▶ WHAT TO WORK ON
Working from the top of the listing below, retype each line through the line containing "fy = slope * fx + intercept", both included, with no pictures.

———

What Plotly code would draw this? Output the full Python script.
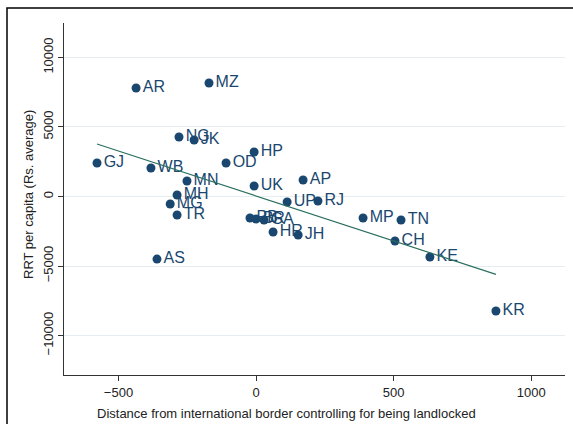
import numpy as np
import plotly.graph_objects as go

states = ["AR", "MZ", "NG", "JK", "HP", "GJ", "OD", "WB", "MN", "UK", "AP", "MH", "MG",
          "UP", "RJ", "TR", "AS", "PB", "BR", "GA", "HR", "JH", "MP", "TN", "CH", "KE", "KR"]
distance = [-436, -171, -280, -225, -7, -578, -109, -382, -251, -7, 171, -287, -312,
            113, 225, -287, -360, -22, 0, 29, 62, 153, 389, 527, 505, 632, 872]
rrt = [7806, 8165, 4280, 4065, 3200, 2410, 2410, 2050, 1115, 755, 1187, 108, -540,
       -396, -324, -1330, -4500, -1547, -1619, -1690, -2554, -2770, -1547, -1690, -3201, -4352, -8237]

x_ticks = [-500, 0, 500, 1000]
y_ticks = [-10000, -5000, 0, 5000, 10000]
x_title = "Distance from international border controlling for being landlocked"
y_title = "RRT per capita (Rs. average)"

navy = "#1a476f"
fitc = "#2a6f5f"

slope, intercept = np.polyfit(distance, rrt, 1)
fx = np.array([min(distance), max(distance)])
fy = slope * fx + intercept

fig = go.Figure()
fig.add_trace(go.Scatter(
    x=distance, y=rrt, mode="markers+text", text=states,
    textposition="middle right",
    textfont=dict(family="Liberation Sans, Arial", size=16, color=navy),
    marker=dict(color=navy, size=9, line=dict(width=0)),
    cliponaxis=False, showlegend=False))
fig.add_trace(go.Scatter(
    x=fx, y=fy, mode="lines", line=dict(color=fitc, width=1.2), showlegend=False))

W, H = 573, 424
l, r, t, b = 64, 8, 23, 49
pw, ph = W - l - r, H - t - b

def px(xp):
    return (xp - l) / pw

def py(yp):
    return (H - b - yp) / ph

fig.update_layout(
    width=W, height=H,
    margin=dict(l=l, r=r, t=t, b=b, autoexpand=False),
    paper_bgcolor="white", plot_bgcolor="white",
    font=dict(family="Liberation Sans, Arial", size=13, color="#222"),
    xaxis=dict(range=[-698, 1123], tickvals=x_ticks, ticktext=["\u2212500", "0", "500", "1000"],
               automargin=False,
               showgrid=False, zeroline=False, showline=True, linecolor="#333", linewidth=1,
               ticks="outside", ticklen=5, tickcolor="#333",
               tickfont=dict(size=13, color="#222")),
    yaxis=dict(range=[-12840, 12480], tickvals=y_ticks,
               ticktext=["\u221210000", "\u22125000", "0", "5000", "10000"],
               tickangle=-90, automargin=False,
               showgrid=True, gridcolor="#e4eef0", gridwidth=1,
               zeroline=False, showline=True, linecolor="#333", linewidth=1,
               ticks="outside", ticklen=5, tickcolor="#333",
               tickfont=dict(size=13, color="#222")),
    annotations=[
        dict(text=x_title, xref="paper", yref="paper", x=px(286), y=py(413),
             xanchor="center", yanchor="middle", showarrow=False,
             font=dict(size=13, color="#222")),
        dict(text=y_title, xref="paper", yref="paper", x=px(28), y=py(195),
             xanchor="center", yanchor="middle", showarrow=False, textangle=-90,
             font=dict(size=13, color="#222")),
    ],
    shapes=[
        dict(type="rect", xref="paper", yref="paper", x0=px(7), x1=px(W + 20), y0=py(H + 20), y1=py(8),
             line=dict(color="black", width=1.5), fillcolor="rgba(0,0,0,0)", layer="above"),
    ],
)

fig.write_html("out.html", config={"displayModeBar": False},
               post_script="document.body.style.margin='0';document.body.style.overflow='hidden';")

———

▶ THE ANSWER
What Plotly code would draw this? Output the full Python script.
import numpy as np
import plotly.graph_objects as go

states = ["AR", "MZ", "NG", "JK", "HP", "GJ", "OD", "WB", "MN", "UK", "AP", "MH", "MG",
          "UP", "RJ", "TR", "AS", "PB", "BR", "GA", "HR", "JH", "MP", "TN", "CH", "KE", "KR"]
distance = [-436, -171, -280, -225, -7, -578, -109, -382, -251, -7, 171, -287, -312,
            113, 225, -287, -360, -22, 0, 29, 62, 153, 389, 527, 505, 632, 872]
rrt = [7806, 8165, 4280, 4065, 3200, 2410, 2410, 2050, 1115, 755, 1187, 108, -540,
       -396, -324, -1330, -4500, -1547, -1619, -1690, -2554, -2770, -1547, -1690, -3201, -4352, -8237]

x_ticks = [-500, 0, 500, 1000]
y_ticks = [-10000, -5000, 0, 5000, 10000]
x_title = "Distance from international border controlling for being landlocked"
y_title = "RRT per capita (Rs. average)"

navy = "#1a476f"
fitc = "#2a6f5f"

slope, intercept = np.polyfit(distance, rrt, 1)
fx = np.array([min(distance), max(distance)])
fy = slope * fx + intercept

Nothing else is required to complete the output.